#### Set exercise
Transcribe every entry word for word, leaving out all images.

↓↓↓

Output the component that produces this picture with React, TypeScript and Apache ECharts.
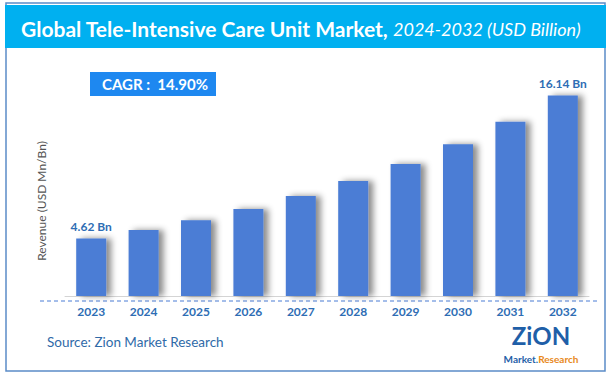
import React, { useEffect, useRef } from "react";
import * as echarts from "echarts";

const years = ["2023", "2024", "2025", "2026", "2027", "2028", "2029", "2030", "2031", "2032"];
const revenue = [4.62, 5.31, 6.1, 7.01, 8.05, 9.25, 10.63, 12.21, 14.03, 16.14];
const titleMain = "Global Tele-Intensive Care Unit Market,";
const titleSub = "2024-2032 (USD Billion)";
const cagrText = "CAGR :  14.90%";
const yName = "Revenue (USD Mn/Bn)";
const sourceText = "Source: Zion Market Research";

export default function App() {
  const ref = useRef<HTMLDivElement>(null);
  useEffect(() => {
    if (!ref.current) return;
    const chart = echarts.init(ref.current, null, { renderer: "svg" });
    const font = "Lato, 'Open Sans', sans-serif";
    const last = revenue.length - 1;
    chart.setOption({
      animation: false,
      backgroundColor: "#ffffff",
      textStyle: { fontFamily: font },
      title: {
        text: `{b|${titleMain}} {i|${titleSub}}`,
        left: 16,
        top: 13,
        textStyle: {
          fontWeight: "normal",
          rich: {
            b: { fontFamily: font, fontSize: 21, fontWeight: "bold", color: "#ffffff" },
            i: { fontFamily: font, fontSize: 18, fontWeight: "normal", fontStyle: "italic", color: "#ffffff" },
          },
        },
      },
      grid: { left: 65, right: 24, top: 60, bottom: 83 },
      xAxis: {
        type: "category",
        data: years,
        axisLine: { lineStyle: { color: "#d4d4d4", width: 1 } },
        axisTick: { show: false },
        axisLabel: { color: "#2e6db4", fontWeight: "bold", fontSize: 12, margin: 9, fontFamily: font },
      },
      yAxis: {
        type: "value",
        min: 0,
        max: 19,
        axisLine: { show: false },
        axisLabel: { show: false },
        axisTick: { show: false },
        splitLine: { show: false },
      },
      series: [
        {
          type: "bar",
          barWidth: 30,
          data: revenue.map((v, i) => ({
            value: v,
            label: {
              show: i === 0 || i === last,
              position: "top",
              formatter: `${v} Bn`,
              color: "#2e6db4",
              fontWeight: "bold",
              fontSize: 12,
              distance: 6,
              fontFamily: font,
            },
          })),
          itemStyle: {
            color: "#4b7dd5",
            shadowColor: "rgba(0,0,0,0.45)",
            shadowBlur: 6,
            shadowOffsetX: 5,
            shadowOffsetY: 0,
          },
        },
      ],
      graphic: [
        {
          type: "rect",
          z: -10,
          shape: { x: 6, y: 3, width: 599, height: 368 },
          style: { fill: "#ffffff", stroke: "#5b8cc8", lineWidth: 1.5 },
        },
        {
          type: "rect",
          z: -5,
          shape: { x: 5, y: 5, width: 601, height: 43 },
          style: { fill: "#00b0f0" },
        },
        {
          type: "rect",
          shape: { x: 90, y: 72, width: 126, height: 24 },
          style: { fill: "#1e88f0" },
        },
        {
          type: "text",
          x: 155,
          y: 84,
          style: {
            text: cagrText,
            fill: "#ffffff",
            font: `bold 15px ${font}`,
            align: "center",
            verticalAlign: "middle",
          },
        },
        {
          type: "text",
          x: 41,
          y: 201,
          rotation: Math.PI / 2,
          style: {
            text: yName,
            fill: "#555555",
            font: `12px ${font}`,
            align: "center",
            verticalAlign: "middle",
          },
        },
        {
          type: "line",
          shape: { x1: 40, y1: 301, x2: 597, y2: 301 },
          style: { stroke: "#4b7dd5", lineWidth: 1, lineDash: [4, 3] },
        },
        {
          type: "text",
          x: 47,
          y: 342,
          style: {
            text: sourceText,
            fill: "#2f6aa8",
            font: `13.5px ${font}`,
            verticalAlign: "middle",
          },
        },
        {
          type: "text",
          x: 541,
          y: 335,
          style: {
            text: "ZiON",
            fill: "#1f5fa8",
            font: `bold 24px ${font}`,
            align: "center",
            verticalAlign: "middle",
          },
        },
        {
          type: "text",
          x: 541,
          y: 359,
          style: {
            text: "{a|Market.}{b|Research}",
            align: "center",
            verticalAlign: "middle",
            rich: {
              a: { fill: "#1f5fa8", font: `bold 10px ${font}` },
              b: { fill: "#e8891b", font: `bold 10px ${font}` },
            },
          },
        },
      ],
    });
    return () => chart.dispose();
  }, []);
  return (
    <div
      ref={ref}
      style={{ position: "absolute", left: 0, top: 0, width: 613, height: 379 }}
    />
  );
}
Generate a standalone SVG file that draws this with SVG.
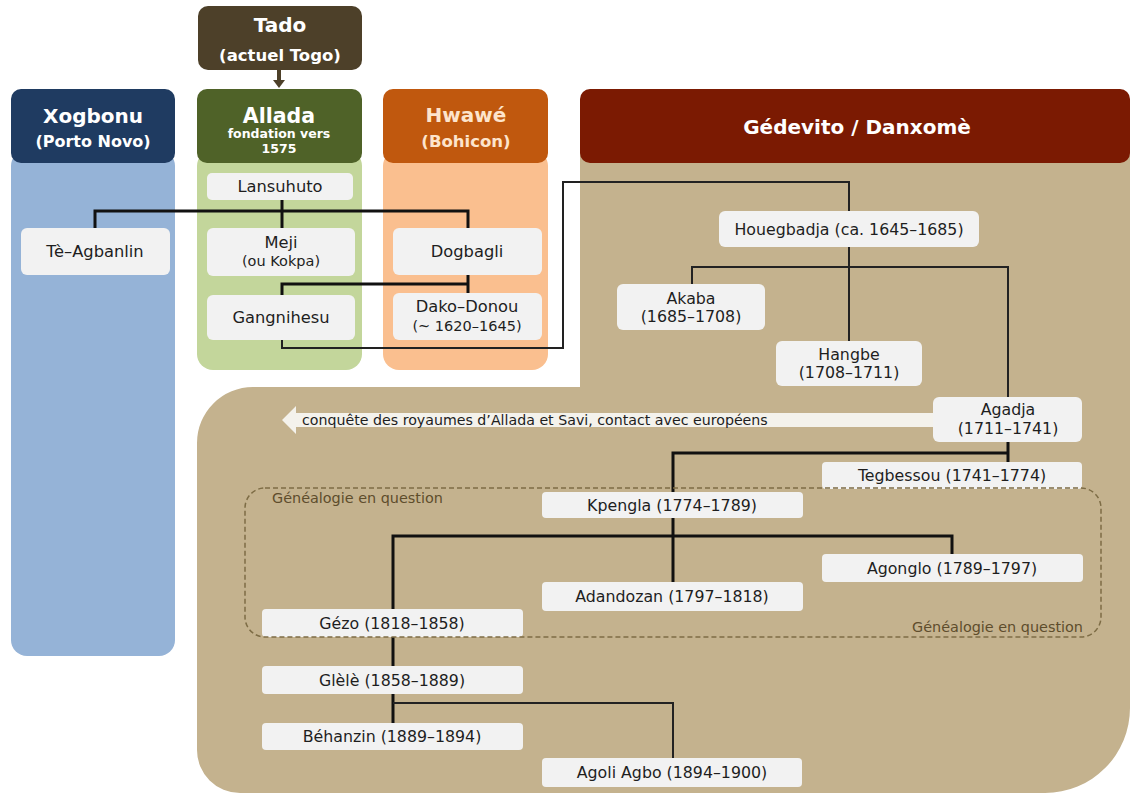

↑↑↑

#### Output below
Output the component that produces this picture with React, TypeScript and Apache ECharts.
import React, { useEffect, useRef } from "react";
import * as echarts from "echarts";

const years = ["2023", "2024", "2025", "2026", "2027", "2028", "2029", "2030", "2031", "2032"];
const revenue = [4.62, 5.31, 6.1, 7.01, 8.05, 9.25, 10.63, 12.21, 14.03, 16.14];
const titleMain = "Global Tele-Intensive Care Unit Market,";
const titleSub = "2024-2032 (USD Billion)";
const cagrText = "CAGR :  14.90%";
const yName = "Revenue (USD Mn/Bn)";
const sourceText = "Source: Zion Market Research";

export default function App() {
  const ref = useRef<HTMLDivElement>(null);
  useEffect(() => {
    if (!ref.current) return;
    const chart = echarts.init(ref.current, null, { renderer: "svg" });
    const font = "Lato, 'Open Sans', sans-serif";
    const last = revenue.length - 1;
    chart.setOption({
      animation: false,
      backgroundColor: "#ffffff",
      textStyle: { fontFamily: font },
      title: {
        text: `{b|${titleMain}} {i|${titleSub}}`,
        left: 16,
        top: 13,
        textStyle: {
          fontWeight: "normal",
          rich: {
            b: { fontFamily: font, fontSize: 21, fontWeight: "bold", color: "#ffffff" },
            i: { fontFamily: font, fontSize: 18, fontWeight: "normal", fontStyle: "italic", color: "#ffffff" },
          },
        },
      },
      grid: { left: 65, right: 24, top: 60, bottom: 83 },
      xAxis: {
        type: "category",
        data: years,
        axisLine: { lineStyle: { color: "#d4d4d4", width: 1 } },
        axisTick: { show: false },
        axisLabel: { color: "#2e6db4", fontWeight: "bold", fontSize: 12, margin: 9, fontFamily: font },
      },
      yAxis: {
        type: "value",
        min: 0,
        max: 19,
        axisLine: { show: false },
        axisLabel: { show: false },
        axisTick: { show: false },
        splitLine: { show: false },
      },
      series: [
        {
          type: "bar",
          barWidth: 30,
          data: revenue.map((v, i) => ({
            value: v,
            label: {
              show: i === 0 || i === last,
              position: "top",
              formatter: `${v} Bn`,
              color: "#2e6db4",
              fontWeight: "bold",
              fontSize: 12,
              distance: 6,
              fontFamily: font,
            },
          })),
          itemStyle: {
            color: "#4b7dd5",
            shadowColor: "rgba(0,0,0,0.45)",
            shadowBlur: 6,
            shadowOffsetX: 5,
            shadowOffsetY: 0,
          },
        },
      ],
      graphic: [
        {
          type: "rect",
          z: -10,
          shape: { x: 6, y: 3, width: 599, height: 368 },
          style: { fill: "#ffffff", stroke: "#5b8cc8", lineWidth: 1.5 },
        },
        {
          type: "rect",
          z: -5,
          shape: { x: 5, y: 5, width: 601, height: 43 },
          style: { fill: "#00b0f0" },
        },
        {
          type: "rect",
          shape: { x: 90, y: 72, width: 126, height: 24 },
          style: { fill: "#1e88f0" },
        },
        {
          type: "text",
          x: 155,
          y: 84,
          style: {
            text: cagrText,
            fill: "#ffffff",
            font: `bold 15px ${font}`,
            align: "center",
            verticalAlign: "middle",
          },
        },
        {
          type: "text",
          x: 41,
          y: 201,
          rotation: Math.PI / 2,
          style: {
            text: yName,
            fill: "#555555",
            font: `12px ${font}`,
            align: "center",
            verticalAlign: "middle",
          },
        },
        {
          type: "line",
          shape: { x1: 40, y1: 301, x2: 597, y2: 301 },
          style: { stroke: "#4b7dd5", lineWidth: 1, lineDash: [4, 3] },
        },
        {
          type: "text",
          x: 47,
          y: 342,
          style: {
            text: sourceText,
            fill: "#2f6aa8",
            font: `13.5px ${font}`,
            verticalAlign: "middle",
          },
        },
        {
          type: "text",
          x: 541,
          y: 335,
          style: {
            text: "ZiON",
            fill: "#1f5fa8",
            font: `bold 24px ${font}`,
            align: "center",
            verticalAlign: "middle",
          },
        },
        {
          type: "text",
          x: 541,
          y: 359,
          style: {
            text: "{a|Market.}{b|Research}",
            align: "center",
            verticalAlign: "middle",
            rich: {
              a: { fill: "#1f5fa8", font: `bold 10px ${font}` },
              b: { fill: "#e8891b", font: `bold 10px ${font}` },
            },
          },
        },
      ],
    });
    return () => chart.dispose();
  }, []);
  return (
    <div
      ref={ref}
      style={{ position: "absolute", left: 0, top: 0, width: 613, height: 379 }}
    />
  );
}
Generate a standalone SVG file that draws this with SVG.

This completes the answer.